Be sure that wills, living wills and power of attorney are in order. Get as much information as you can about bank accounts, insurance policies, last wishes, names of doctors, lawyers and ministers. This is often a difficult subject for parents and children; in our family we approached it by having the adult children discuss and take care of these tasks at the same time as our elderly parents.

Engage as many family members as you can to work through this process. Too often things get dumped on a dutiful daughter or son while the rest of the family looks on. Even if everyone doesn’t agree on what is done, everyone should be heard and involved. If there is extreme disagreement in the family you may want to have an elder care attorney or minister mediate.

6. What can they take with them?

This all depends on where they’re going and how much living space they will have.

  • Take favorite pictures and other small treasured things that may be decorating their walls; familiar things can make them feel more at home more quickly, and it gives them things to talk about with their new neighbors.
  • Make a floor plan of their new residence on paper or on the computer and do a scaled layout of their furniture. Then decide what they will take and what to do with the excess so it’s not in your basement or an expensive storage facility for years to come.
  • Some communities allow very small dogs and cats; most do not. Ask the community for a list of do’s and don’t’s.

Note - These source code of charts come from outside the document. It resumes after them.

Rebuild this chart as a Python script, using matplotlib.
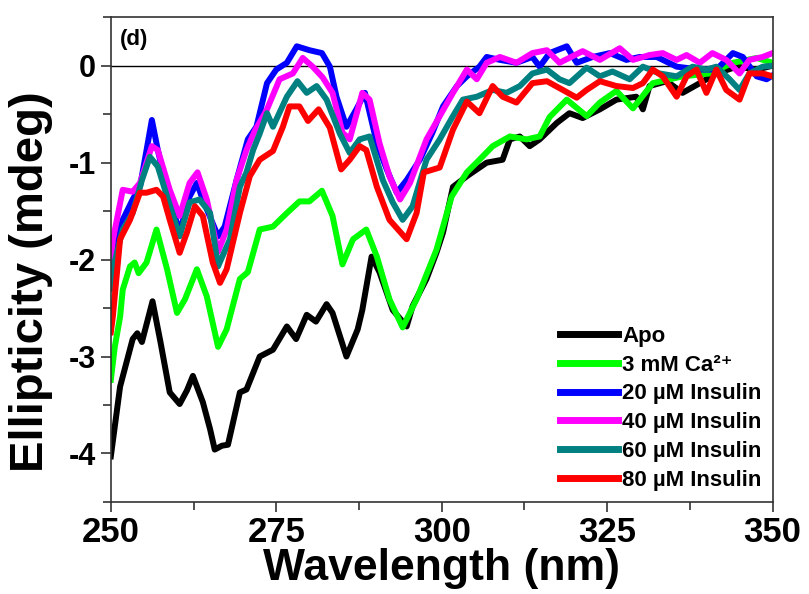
import matplotlib
matplotlib.use("Agg")
import matplotlib.pyplot as plt
from matplotlib.ticker import MultipleLocator

plt.rcParams['font.family'] = ['Liberation Sans', 'DejaVu Sans']
plt.rcParams['font.weight'] = 'bold'
plt.rcParams['axes.unicode_minus'] = False

# Apo
wl_apo = [250.0, 251.4, 253.3, 254.0, 254.7, 256.3, 257.5, 258.9, 260.4, 261.5, 262.4, 263.9,
          265.0, 265.7, 266.8, 267.7, 269.5, 270.5, 272.5, 274.5, 276.6, 278.0, 279.6, 281.0,
          282.6, 283.5, 285.6, 287.3, 288.0, 289.4, 290.6, 292.6, 294.7, 295.6, 297.7, 299.2,
          300.2, 301.7, 303.8, 306.8, 309.2, 310.3, 311.8, 313.3, 314.8, 317.4, 319.3, 321.3,
          323.9, 326.4, 329.4, 330.4, 331.4, 334.0, 336.4, 339.0, 341.5, 344.6, 347.6, 350.0]
el_apo = [-4.03, -3.31, -2.82, -2.76, -2.85, -2.43, -2.85, -3.37, -3.49, -3.35, -3.2, -3.47,
          -3.75, -3.96, -3.92, -3.91, -3.37, -3.34, -3.0, -2.93, -2.69, -2.82, -2.57, -2.64,
          -2.46, -2.55, -3.0, -2.72, -2.52, -1.97, -2.13, -2.52, -2.69, -2.48, -2.2, -1.93,
          -1.72, -1.25, -1.14, -1.0, -0.97, -0.76, -0.73, -0.83, -0.76, -0.59, -0.49, -0.54,
          -0.45, -0.35, -0.32, -0.45, -0.21, -0.16, -0.28, -0.18, -0.08, -0.01, -0.04, 0.0]

# 3 mM Ca2+
wl_ca = [250.0, 250.6, 251.4, 251.8, 252.9, 253.6, 254.2, 255.4, 256.9, 258.5, 260.0, 261.2,
         263.0, 264.5, 266.2, 267.5, 269.5, 270.7, 272.5, 274.5, 276.6, 278.5, 280.0, 281.9,
         283.5, 285.0, 286.6, 288.6, 290.2, 292.1, 294.1, 296.2, 299.2, 301.5, 303.8, 305.7,
         307.7, 310.3, 312.8, 314.8, 316.3, 318.9, 321.9, 323.9, 326.4, 328.9, 330.4, 331.9,
         336.4, 340.5, 344.0, 347.6, 350.0]
el_ca = [-3.24, -2.9, -2.59, -2.31, -2.07, -2.03, -2.14, -2.03, -1.69, -2.1, -2.55, -2.41,
         -2.1, -2.38, -2.9, -2.72, -2.2, -2.13, -1.69, -1.66, -1.52, -1.4, -1.4, -1.29,
         -1.55, -2.05, -1.79, -1.69, -1.97, -2.41, -2.7, -2.41, -1.9, -1.35, -1.1, -0.97,
         -0.83, -0.73, -0.76, -0.73, -0.53, -0.35, -0.52, -0.38, -0.26, -0.44, -0.31, -0.18,
         -0.11, -0.08, 0.03, 0.08, 0.03]

# 20 uM insulin
wl_20 = [250.0, 250.3, 251.8, 253.3, 254.4, 255.4, 256.2, 257.1, 258.5, 260.4, 261.9, 263.0,
         263.9, 266.2, 267.2, 269.0, 270.7, 272.0, 273.6, 275.0, 276.6, 278.1, 280.0, 281.9,
         283.1, 284.1, 285.6, 287.1, 288.4, 290.2, 291.7, 293.2, 294.7, 296.7, 298.6, 300.2,
         302.3, 303.8, 305.7, 306.8, 308.8, 311.3, 313.7, 314.8, 316.3, 318.9, 320.4, 322.8,
         325.4, 327.9, 329.9, 332.5, 335.5, 339.0, 341.5, 344.0, 345.5, 347.6, 349.1, 350.0]
el_20 = [-2.2, -1.93, -1.59, -1.38, -1.25, -0.87, -0.56, -0.87, -1.28, -1.72, -1.35, -1.21,
         -1.38, -1.76, -1.66, -1.18, -0.76, -0.63, -0.18, -0.04, 0.03, 0.2, 0.16, 0.13,
         -0.01, -0.32, -0.63, -0.45, -0.28, -0.8, -1.07, -1.31, -1.18, -0.97, -0.69, -0.42,
         -0.21, -0.11, -0.01, 0.09, 0.06, 0.03, 0.09, -0.01, 0.13, 0.2, 0.03, 0.09,
         0.13, 0.06, 0.09, 0.09, -0.01, -0.04, -0.04, 0.13, 0.09, -0.11, -0.14, -0.1]

# 40 uM insulin
wl_40 = [250.0, 250.3, 251.8, 253.3, 254.4, 256.2, 257.1, 258.9, 260.4, 261.9, 263.1, 264.5,
         266.2, 267.5, 269.0, 270.5, 271.7, 273.6, 275.5, 277.5, 279.0, 280.5, 282.0, 283.5,
         285.0, 286.1, 288.0, 289.1, 290.6, 292.1, 293.7, 295.2, 297.7, 299.7, 301.7, 303.8,
         305.3, 306.8, 308.8, 311.3, 313.7, 315.9, 317.8, 321.3, 323.9, 326.9, 328.9, 331.4,
         333.4, 335.5, 337.0, 339.0, 340.9, 343.0, 345.0, 346.5, 348.5, 350.0]
el_40 = [-2.0, -1.8, -1.28, -1.3, -1.21, -0.83, -0.87, -1.28, -1.55, -1.21, -1.1, -1.38,
         -1.92, -1.69, -1.18, -0.87, -0.68, -0.45, -0.14, -0.08, 0.08, -0.01, -0.12, -0.28,
         -0.69, -0.76, -0.28, -0.35, -0.8, -1.14, -1.38, -1.21, -0.76, -0.52, -0.28, -0.04,
         -0.14, 0.03, 0.09, 0.03, 0.13, 0.16, 0.03, 0.15, 0.06, 0.18, 0.06, 0.11,
         0.13, 0.06, 0.11, 0.03, 0.13, 0.06, -0.08, 0.06, 0.09, 0.13]

# 60 uM insulin
wl_60 = [250.0, 250.3, 251.8, 253.3, 254.7, 255.9, 257.1, 258.5, 260.4, 261.9, 263.4, 265.0,
         266.2, 268.0, 269.5, 270.5, 271.5, 272.5, 273.6, 274.5, 276.6, 278.2, 279.6, 281.1,
         282.6, 284.6, 286.1, 287.6, 289.1, 291.1, 292.6, 294.1, 295.6, 297.7, 299.7, 301.7,
         303.2, 305.3, 307.7, 309.8, 311.8, 313.7, 315.9, 317.8, 319.3, 321.9, 323.9, 325.8,
         328.4, 330.4, 332.9, 335.5, 337.9, 340.0, 341.5, 343.5, 345.0, 346.5, 348.5, 350.0]
el_60 = [-2.3, -2.1, -1.69, -1.52, -1.18, -0.94, -1.04, -1.35, -1.76, -1.41, -1.38, -1.52,
         -2.07, -1.79, -1.25, -1.1, -0.87, -0.7, -0.49, -0.63, -0.32, -0.16, -0.28, -0.21,
         -0.35, -0.7, -0.9, -0.76, -0.73, -1.18, -1.41, -1.59, -1.45, -0.97, -0.76, -0.52,
         -0.35, -0.32, -0.25, -0.28, -0.21, -0.08, -0.04, -0.14, -0.18, -0.02, -0.11, -0.06,
         -0.14, -0.01, -0.08, -0.11, -0.01, -0.04, -0.01, -0.14, -0.25, -0.08, -0.01, 0.0]

# 80 uM insulin
wl_80 = [250.0, 250.3, 251.4, 252.9, 254.4, 255.4, 256.9, 257.9, 258.9, 260.4, 261.5, 262.7,
         263.9, 265.4, 266.5, 267.5, 269.5, 271.0, 272.5, 274.5, 276.0, 277.0, 278.5, 279.8,
         281.4, 283.1, 284.8, 286.1, 287.6, 288.6, 290.2, 292.1, 294.7, 296.2, 297.3, 299.7,
         301.7, 303.8, 305.7, 307.7, 309.2, 311.3, 313.7, 315.9, 318.3, 320.4, 321.9, 323.9,
         326.4, 328.9, 330.4, 331.9, 333.4, 335.5, 337.0, 338.5, 340.0, 341.5, 343.0, 345.0,
         346.5, 348.5, 350.0]
el_80 = [-2.75, -2.59, -1.79, -1.59, -1.31, -1.31, -1.28, -1.35, -1.59, -1.93, -1.72, -1.45,
         -1.55, -2.03, -2.24, -2.1, -1.52, -1.14, -0.97, -0.88, -0.63, -0.42, -0.42, -0.57,
         -0.45, -0.64, -1.07, -0.97, -0.83, -0.87, -1.25, -1.59, -1.79, -1.52, -1.1, -1.05,
         -0.66, -0.37, -0.49, -0.21, -0.32, -0.38, -0.18, -0.16, -0.25, -0.33, -0.25, -0.16,
         -0.21, -0.23, -0.18, -0.04, -0.11, -0.32, -0.11, -0.04, -0.28, -0.04, -0.25, -0.35,
         -0.08, -0.08, -0.11]

series = [
    (wl_apo, el_apo, 'black', 'Apo'),
    (wl_ca, el_ca, '#00ff00', '3 mM Ca\u00b2\u207a'),
    (wl_20, el_20, '#0000ff', '20 \u00b5M Insulin'),
    (wl_40, el_40, '#ff00ff', '40 \u00b5M Insulin'),
    (wl_60, el_60, '#008080', '60 \u00b5M Insulin'),
    (wl_80, el_80, '#ff0000', '80 \u00b5M Insulin'),
]

fig = plt.figure(figsize=(8.09, 5.94), dpi=100)
ax = fig.add_axes([0.137, 0.155, 0.818, 0.816])

ax.axhline(0, color='black', lw=1.0, zorder=1)
for x, y, c, lab in series:
    ax.plot(x, y, color=c, lw=4.3, label=lab, solid_joinstyle='round', zorder=2)

ax.set_xlim(250, 350)
ax.set_ylim(-4.5, 0.5)
ax.xaxis.set_major_locator(MultipleLocator(25))
ax.xaxis.set_minor_locator(MultipleLocator(12.5))
ax.yaxis.set_major_locator(MultipleLocator(1))
ax.yaxis.set_minor_locator(MultipleLocator(0.5))
ax.tick_params(axis='both', which='both', direction='out', width=1.2, color='#333333')
ax.tick_params(axis='both', which='major', length=7)
ax.tick_params(axis='both', which='minor', length=6)
ax.tick_params(axis='x', labelsize=25, pad=3)
ax.tick_params(axis='y', labelsize=22, pad=4)
for lbl in ax.get_xticklabels() + ax.get_yticklabels():
    lbl.set_fontweight('bold')
for sp in ax.spines.values():
    sp.set_linewidth(1.2)
    sp.set_color('#333333')

ax.set_xlabel('Wavelength (nm)', fontsize=32, fontweight='bold')
ax.xaxis.set_label_coords(0.5, -0.095)
ax.set_ylabel('Ellipticity (mdeg)', fontsize=34, fontweight='bold')
ax.yaxis.set_label_coords(-0.088, 0.455)
ax.text(0.014, 0.975, '(d)', transform=ax.transAxes, fontsize=16, fontweight='bold',
        va='top', ha='left')

leg = ax.legend(loc='lower right', frameon=False, fontsize=16, handlelength=2.6,
                handletextpad=0.2, labelspacing=0.35, borderaxespad=0.1,
                bbox_to_anchor=(1.0, 0.0))
for line in leg.get_lines():
    line.set_linewidth(5)

fig.savefig('out.png', dpi=100)
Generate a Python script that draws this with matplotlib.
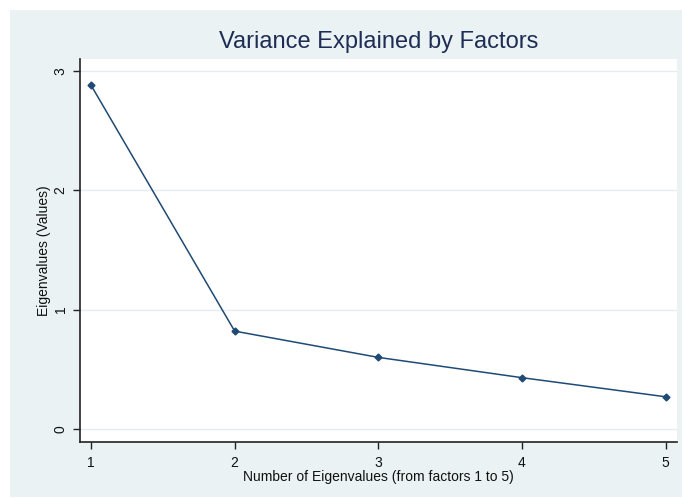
import matplotlib
matplotlib.use("Agg")
import matplotlib.pyplot as plt
from matplotlib.patches import Rectangle

# Scree plot data
factors = [1, 2, 3, 4, 5]
eigenvalues = [2.88, 0.82, 0.60, 0.43, 0.27]
y_ticks = [0, 1, 2, 3]
x_ticks = [1, 2, 3, 4, 5]

title = "Variance Explained by Factors"
x_label = "Number of Eigenvalues (from factors 1 to 5)"
y_label = "Eigenvalues (Values)"

plt.rcParams["font.family"] = ["Liberation Sans", "DejaVu Sans"]

W, H = 682, 499
fig = plt.figure(figsize=(W / 100, H / 100), dpi=100)
fig.patch.set_facecolor("white")

# graph region background
bg = "#EAF2F3"
fig.patches.append(Rectangle((10 / W, 2 / H), (W - 10) / W, (H - 12) / H,
                             transform=fig.transFigure, facecolor=bg,
                             edgecolor="none", zorder=-10))

ax = fig.add_axes([80 / W, (H - 442) / H, (677 - 80) / W, (442 - 59) / H])
ax.set_facecolor("white")

navy = "#1F4A73"
ax.plot(factors, eigenvalues, color=navy, linewidth=1.1, marker="D",
        markersize=3.5, markerfacecolor=navy, markeredgecolor=navy, zorder=3)

ax.set_xlim(0.923, 5.08)
ax.set_ylim(-0.109, 3.10)
ax.set_xticks(x_ticks)
ax.set_yticks(y_ticks)
ax.set_yticklabels([str(t) for t in y_ticks], rotation=90, va="center")

ax.grid(axis="y", color="#E3EDF0", linewidth=1.0, zorder=0)
ax.set_axisbelow(True)

for side in ("top", "right"):
    ax.spines[side].set_visible(False)
for side in ("left", "bottom"):
    ax.spines[side].set_color("#222222")
    ax.spines[side].set_linewidth(1.2)

ax.tick_params(axis="both", direction="out", length=5, width=1.0,
               color="#222222", labelsize=10, labelcolor="#111111")
ax.tick_params(axis="x", pad=5)
ax.tick_params(axis="y", pad=4)

ax.set_xlabel(x_label, fontsize=10, color="#111111", labelpad=0)
ax.set_ylabel(y_label, fontsize=10, color="#111111", labelpad=2)

fig.text((80 + 677) / 2 / W, 1 - 42 / H, title, ha="center", va="center",
         fontsize=17, color="#1E2D55")

fig.savefig("out.png", dpi=100, facecolor=fig.get_facecolor())
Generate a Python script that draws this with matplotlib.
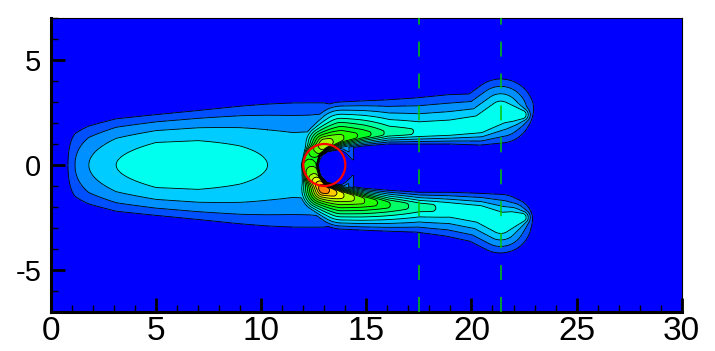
import numpy as np
import matplotlib
matplotlib.use('Agg')
import matplotlib.pyplot as plt
from matplotlib.patches import Circle
from matplotlib.ticker import MultipleLocator

plt.rcParams['font.family'] = ['Liberation Sans', 'DejaVu Sans']
plt.rcParams['axes.unicode_minus'] = False

# upstream blob (centred on y=0): level on the axis and half width, per x station
blob_x = [0.5, 0.81, 1.14, 1.8, 3.1, 5.0, 7.0, 9.0, 10.3, 11.5, 12.3, 13.0, 13.6, 14.1, 14.5]
blob_level = [0.3, 1.0, 2.0, 3.0, 4.0, 4.75, 4.75, 4.35, 4.0, 3.75, 3.8, 4.1, 3.8, 2.5, 0.5]
blob_halfwidth = [1.8, 2.0, 2.1, 2.27, 2.54, 2.7, 2.92, 3.19, 3.35, 3.45, 3.45, 3.4, 3.3, 3.2, 3.2]
# empty pocket behind the cylinder
hole_x, hole_y, hole_rx, hole_ry = 13.5, -0.12, 0.8, 0.88

# horseshoe ridge around the cylinder: upper tip -> left of cylinder -> lower tip
ridge_x = [22.4, 21.9, 21.4, 20.4, 19.0, 17.5, 16.0, 14.8, 13.8, 13.0, 12.5, 12.3,
           12.5, 12.95, 13.8, 14.8, 16.0, 17.5, 19.0, 20.4, 21.4, 21.9, 22.4]
ridge_y = [2.4, 2.45, 2.5, 1.9, 1.7, 1.6, 1.55, 1.45, 1.3, 1.0, 0.6, 0.0,
           -0.65, -1.15, -1.45, -1.7, -1.9, -2.0, -2.1, -2.3, -2.75, -2.6, -2.5]
ridge_peak = [4.5, 4.6, 4.7, 4.6, 4.6, 4.8, 5.6, 7.5, 9.0, 10.5, 8.0, 8.0,
              10.0, 13.5, 11.0, 9.0, 7.0, 5.3, 4.6, 4.6, 4.7, 4.6, 4.5]
# half width of the flat top of the ridge
ridge_core = [0.15, 0.25, 0.3, 0.25, 0.2, 0.15, 0.12, 0.12, 0.15, 0.18, 0.25, 0.3,
              0.25, 0.15, 0.15, 0.15, 0.15, 0.15, 0.2, 0.25, 0.3, 0.25, 0.15]
# distance from the ridge to the outermost contour, outside / inside the horseshoe
ridge_reach_out = [0.5, 1.0, 1.6, 1.5, 1.65, 1.6, 1.55, 1.6, 1.7, 1.2, 0.6, 0.45,
                   0.7, 1.3, 1.6, 1.4, 1.25, 1.2, 1.3, 1.4, 1.45, 1.0, 0.5]
ridge_reach_in = [0.5, 1.0, 1.45, 0.95, 0.7, 0.6, 0.55, 0.55, 0.55, 0.4, 0.35, 0.4,
                  0.35, 0.35, 0.5, 0.6, 0.7, 0.7, 0.8, 0.95, 1.35, 1.0, 0.5]

band_colors = ['#0000FF', '#0050FF', '#0090FF', '#00CCFF', '#00FFEE', '#00FFAA',
               '#00FF66', '#00FF22', '#22FF00', '#66FF00', '#AAFF00', '#EEFF00',
               '#FFCC00', '#FF8800']
levels = [-1] + list(range(1, 15))

cyl_x, cyl_y, cyl_r = 13.0, 0.0, 1.0
probe_x = [17.5, 21.4]

# build the field
x = np.linspace(0, 30, 1201)
y = np.linspace(-7, 7, 561)
X, Y = np.meshgrid(x, y)

a = np.interp(x, blob_x, blob_level, left=0, right=0)
w = np.interp(x, blob_x, blob_halfwidth)
rho = np.hypot((X - hole_x) / hole_rx, (Y - hole_y) / hole_ry)
field = a[None, :] * (1 - (Y / w[None, :]) ** 2) * np.clip((rho - 0.9) / 0.3, 0, 1)

rx, ry = np.array(ridge_x), np.array(ridge_y)
s = np.concatenate([[0], np.cumsum(np.hypot(np.diff(rx), np.diff(ry)))])
sd = np.linspace(0, s[-1], 500)
px, py = np.interp(sd, s, rx), np.interp(sd, s, ry)
peak = np.interp(sd, s, ridge_peak)
core = np.interp(sd, s, ridge_core)
wo = (np.interp(sd, s, ridge_reach_out) - core) / (peak - 1)
wi = (np.interp(sd, s, ridge_reach_in) - core) / (peak - 1)
tx, ty = np.gradient(px), np.gradient(py)
nrm = np.hypot(tx, ty)
nx, ny = ty / nrm, -tx / nrm

cols = (x >= 9) & (x <= 25)
Xs, Ys = X[:, cols], Y[:, cols]
fr = np.full(Xs.shape, -1.0)
for i in range(len(sd)):
    dx, dy = Xs - px[i], Ys - py[i]
    d = np.hypot(dx, dy) + 1e-9
    side = np.clip(0.5 + 1.5 * (dx * nx[i] + dy * ny[i]) / d, 0, 1)
    ww = wi[i] + (wo[i] - wi[i]) * side
    fr = np.maximum(fr, peak[i] - np.maximum(d - core[i], 0) / ww)
field[:, cols] = np.maximum(field[:, cols], fr)
field = np.clip(field, 0, None)

fig = plt.figure(figsize=(7.15, 3.51), dpi=100)
ax = fig.add_axes([51 / 715, 39 / 351, 630.7 / 715, 294 / 351])
ax.contourf(X, Y, field, levels=levels, colors=band_colors)
ax.contour(X, Y, field, levels=levels[1:-1], colors='k', linewidths=0.6)
ax.add_patch(Circle((cyl_x, cyl_y), cyl_r, fill=False, ec='red', lw=1.6, zorder=5))
for xv in probe_x:
    ax.axvline(xv, color='#00C800', lw=1.1, linestyle=(0, (9.8, 11.1)), zorder=6)

ax.set_xlim(0, 30)
ax.set_ylim(-7, 7)
ax.set_xticks(range(0, 31, 5))
ax.set_yticks([-5, 0, 5])
ax.xaxis.set_minor_locator(MultipleLocator(1))
ax.yaxis.set_minor_locator(MultipleLocator(1))
ax.tick_params(which='major', direction='in', length=10, width=2, top=False, right=False)
ax.tick_params(which='minor', direction='in', length=5, width=1, top=False, right=False)
ax.tick_params(axis='x', labelsize=24, pad=3)
ax.tick_params(axis='y', labelsize=21, pad=7)
for side in ['left', 'bottom']:
    ax.spines[side].set_linewidth(2.2)
for side in ['top', 'right']:
    ax.spines[side].set_linewidth(0.8)

fig.savefig('out.png', dpi=100)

7. How much might their life change?

This is often one of the biggest changes in a person’s lifetime. Many seniors view this move as the last one of their lives, and it can cause them to be sad, depressed, or angry. More positive folks see it as a way to unburden their families and feel more secure about receiving the ongoing care they need. Community caregivers are trained to notice and deal with differing attitudes, and you should work with them and with your parent to help them adjust.

Most communities make strong efforts to keep people active and engaged, mentally, physically, and socially in ways that are appropriate for their level of mobility and mental ability. Many seniors find this renewal of peer interaction very rewarding and enjoy productive ways to spend their time. People who are more inward and who don’t enjoy social interaction may feel crowded or put upon.

8. How much might my life change?

Take time out to consider this. Much of your focus is put on your parent. Once you feel assured that they are settled in and well taken care of you should give yourself some time and space to settle in yourself, without guilt. Just as a parent breathes a sigh of relief when their children leave home, and at the same time misses them sorely, allow yourself to go through conflicting emotions. Life will be different for them and different for you, some things you will like and some you won’t. Talk through it. Walk through it. You, your parent, and your family will continue to evolve.

9. How can I make the move easier on them?

Spend the first day, move-in day, with them. Set a realistic expectation about how much time you will be able to spend with them afterward. Help them get to know others in their assisted living community by engaging in structured activities. Take another resident along when you take your parent out for a visit, shopping, or for a meal.

Get them as involved in the decision, and in the move, as they can possibly be:

  • In the choice of where to live.
  • Plan joint advance visits and talk with several residents.
  • Have more than one meal in the communities they prefer.

Many assisted living communities offer weekend visits to help potential residents make a decision. (Most also offer this as ‘respite care’ to give families a break from care giving, or to see that a parent is cared for if their caregiver children need to go out of town for a limited time.)

10. Where do I turn with problems which may come up

No living arrangement is perfect. There are many frightening stories out there, and many heartwarming ones as well. My experience is that most people serving the needs of seniors are dedicated, hard working, resourceful and caring people. If problems do arise, and if you want to anticipate them, research your parent’s chosen community through a local ombudsperson. These senior advocates inspect and rate communities and know which ones are safe, clean and well managed.